IRELAND
Washington Post
BY HENRY FARRELL
June 9
Over the last week, there has been international outrage over reports of mass deaths of babies at a former home for unwed mothers in western Ireland. The story is dreadful, it’s but also more complicated than many of these reports suggest. Here’s a rundown:
Is it true that the skeletons of nearly 800 babies and children have been discovered in a septic tank in Ireland?
No. Contrary to a great deal of reporting, including two stories published by The Washington Post, it doesn’t appear that there are 800 skeletons in a disused septic tank. Many of the early stories appear to have conflated two different sources of information. One comes from a local historian, Catherine Corless, who has discovered death certificates for nearly 800 babies and children at the home, which was run by the Bon Secours order of nuns from the 1920s to the 1960s. The other comes from two local men, who say that they found some kind of crypt beneath a concrete slab in the area containing a number of skeletons when they were playing as boys in the early 1970s. One of the men estimates that 20 skeletons were contained in the space. These two different sources have been conflated into the claim that a mass grave of babies and children was found in a septic tank. Corless, who appears to have been the crucial initial source of information, has since claimed: “I never said to anyone that 800 bodies were dumped in a septic tank. That did not come from me at any point. They are not my words.”
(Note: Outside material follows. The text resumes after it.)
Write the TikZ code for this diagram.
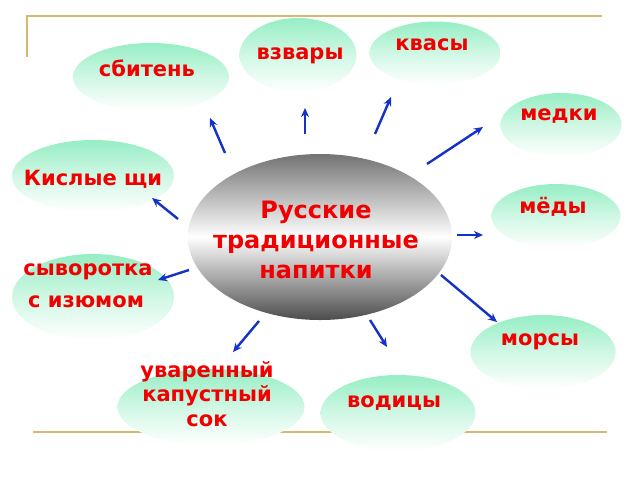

So it’s all a big misunderstanding?
Not so fast. No one is challenging Corless’s archival research, which appears to show that nearly 800 babies and children died at the home over a period of 40 years, without burial records. Locals believe that they are buried in an unofficial graveyard at the back of the building, where they have built a small grotto and placed flowers. One expert on health and mortality in Ireland believes that the death rates are much higher than they ought to have been and deserve further investigation. Contemporary debates in Ireland’s parliament reveal that children born out of wedlock in Ireland in the 1920s had a mortality rate five times higher than normal, in part because of semi-deliberate neglect. In some years in some institutions, the mortality rate for such children seems to have been above 50 percent.